### Given material
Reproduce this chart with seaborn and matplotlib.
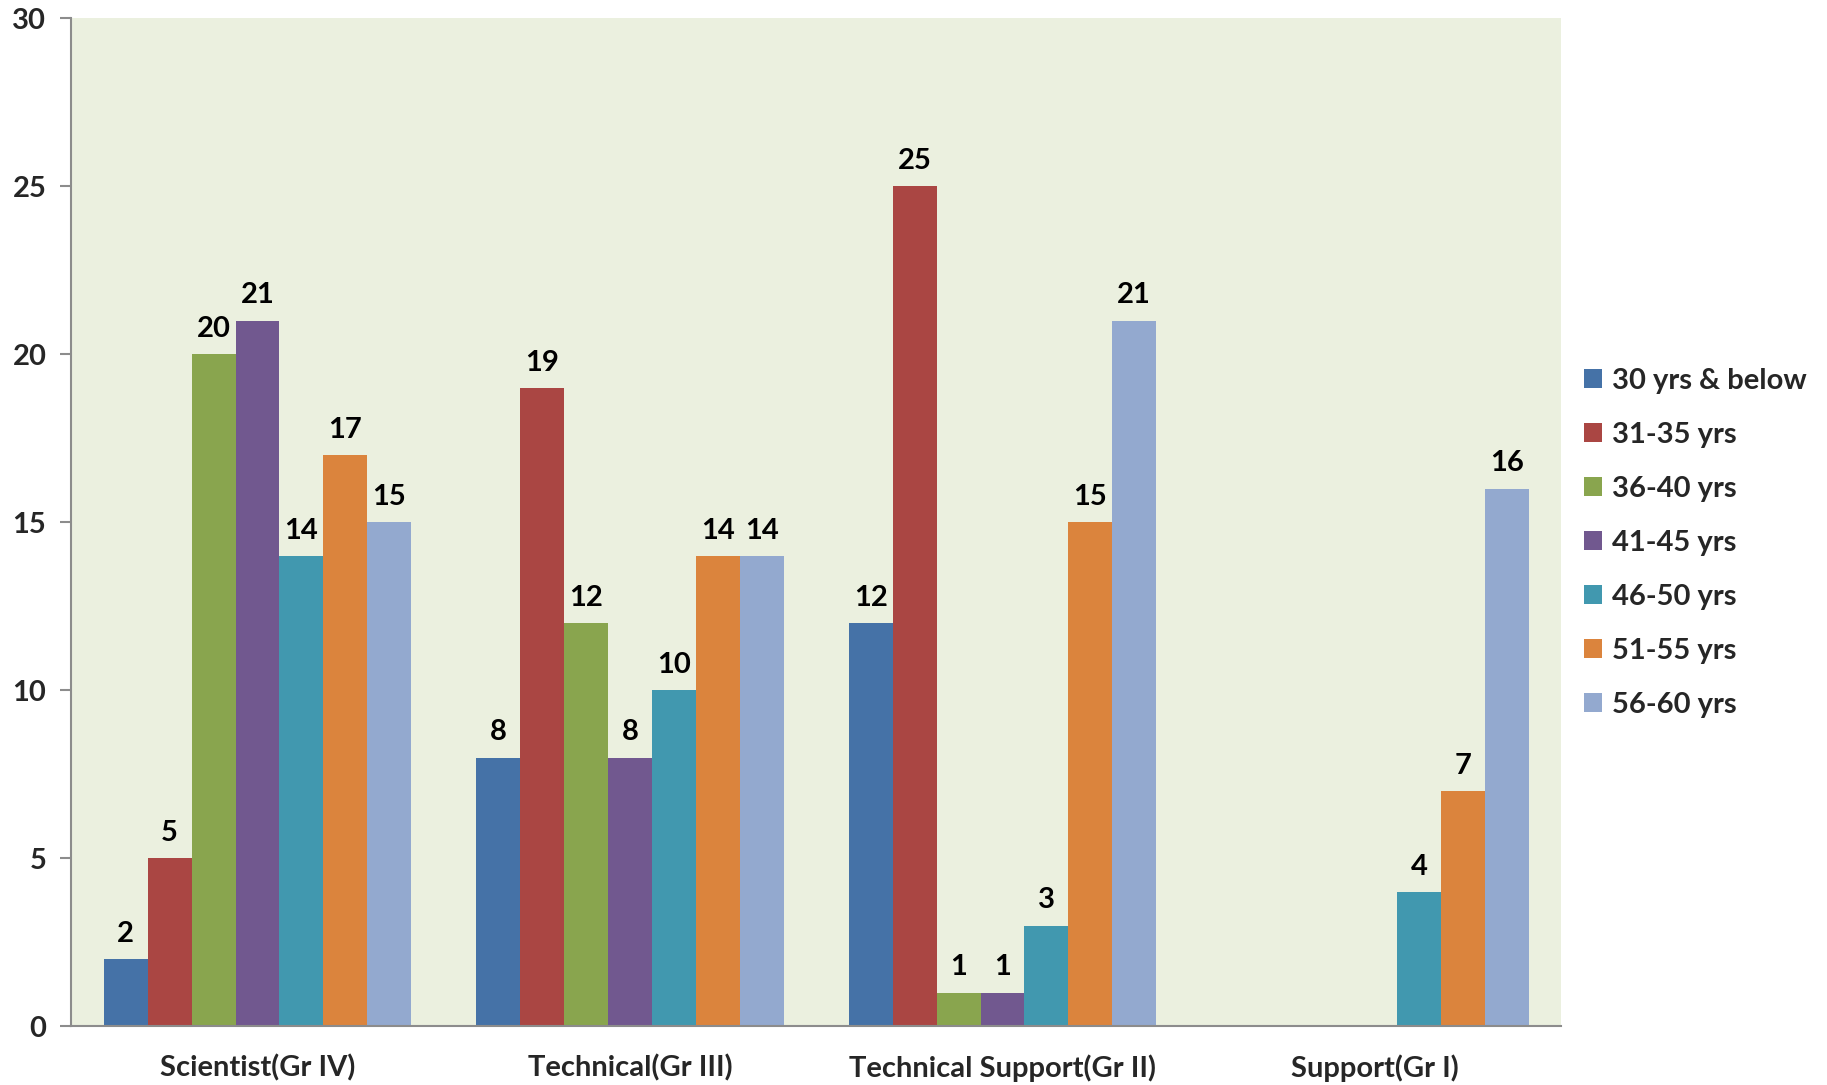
import pandas as pd
import seaborn as sns
import matplotlib.pyplot as plt
from matplotlib.ticker import MultipleLocator

categories = ["Scientist(Gr IV)", "Technical(Gr III)", "Technical Support(Gr II)", "Support(Gr I)"]
age_groups = ["30 yrs & below", "31-35 yrs", "36-40 yrs", "41-45 yrs", "46-50 yrs", "51-55 yrs", "56-60 yrs"]
scientist = [2, 5, 20, 21, 14, 17, 15]
technical = [8, 19, 12, 8, 10, 14, 14]
tech_support = [12, 25, 1, 1, 3, 15, 21]
support = [0, 0, 0, 0, 4, 7, 16]
colors = ["#4572A7", "#AA4643", "#89A54E", "#71588F", "#4198AF", "#DB843D", "#93A9CF"]

rows = []
for cat, vals in zip(categories, [scientist, technical, tech_support, support]):
    for grp, v in zip(age_groups, vals):
        rows.append({"Category": cat, "Age": grp, "Count": v})
df = pd.DataFrame(rows)

sns.set_theme(style="white")
plt.rcParams['font.family'] = ['Lato', 'DejaVu Sans']
plt.rcParams['font.weight'] = 'bold'
fs = 21

fig = plt.figure(figsize=(18.27, 10.85), dpi=100)
ax = fig.add_axes([0.039, 0.054, 0.8155, 0.929])
ax.set_facecolor("#ebf0df")

sns.barplot(data=df, x="Category", y="Count", hue="Age", hue_order=age_groups,
            palette=colors, saturation=1, width=0.825, ax=ax, legend=True, edgecolor="none")

for cont in ax.containers:
    labels = [f"{int(b.get_height())}" if b.get_height() > 0 else "" for b in cont]
    ax.bar_label(cont, labels=labels, padding=9, fontsize=fs, fontweight='bold', color='black')

ax.set_ylim(0, 30)
ax.set_xlim(-0.5, 3.5)
ax.yaxis.set_major_locator(MultipleLocator(5))
ax.set_xlabel("")
ax.set_ylabel("")

for side in ["top", "right"]:
    ax.spines[side].set_visible(False)
for side in ["left", "bottom"]:
    ax.spines[side].set_color("#8c8c8c")
    ax.spines[side].set_linewidth(1.5)

ax.set_xticks([-0.5, 0.5, 1.5, 2.5, 3.5], minor=True)
ax.tick_params(axis='x', which='major', length=0, pad=20, labelsize=fs)
ax.tick_params(axis='x', which='minor', length=8, width=1.5, color="#8c8c8c", direction='out')
ax.tick_params(axis='y', length=8, width=1.5, color="#8c8c8c", direction='out', pad=10, labelsize=fs, left=True)
for lab in ax.get_xticklabels() + ax.get_yticklabels():
    lab.set_fontweight('bold')

handles, labels = ax.get_legend_handles_labels()
ax.get_legend().remove()
fig.legend(handles, labels, loc='center left', bbox_to_anchor=(0.8525, 0.5), frameon=False,
           prop={'size': fs, 'weight': 'bold'}, handlelength=0.62, handleheight=0.62,
           handletextpad=0.35, labelspacing=0.96)

fig.savefig("out.png", dpi=100)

### Exercise
Please take the lines from the beginning of the data above through the line holding "df = pd.DataFrame(rows)" and transcribe them exactly, without any pictures.

### Output below
Reproduce this chart with seaborn and matplotlib.
import pandas as pd
import seaborn as sns
import matplotlib.pyplot as plt
from matplotlib.ticker import MultipleLocator

categories = ["Scientist(Gr IV)", "Technical(Gr III)", "Technical Support(Gr II)", "Support(Gr I)"]
age_groups = ["30 yrs & below", "31-35 yrs", "36-40 yrs", "41-45 yrs", "46-50 yrs", "51-55 yrs", "56-60 yrs"]
scientist = [2, 5, 20, 21, 14, 17, 15]
technical = [8, 19, 12, 8, 10, 14, 14]
tech_support = [12, 25, 1, 1, 3, 15, 21]
support = [0, 0, 0, 0, 4, 7, 16]
colors = ["#4572A7", "#AA4643", "#89A54E", "#71588F", "#4198AF", "#DB843D", "#93A9CF"]

rows = []
for cat, vals in zip(categories, [scientist, technical, tech_support, support]):
    for grp, v in zip(age_groups, vals):
        rows.append({"Category": cat, "Age": grp, "Count": v})
df = pd.DataFrame(rows)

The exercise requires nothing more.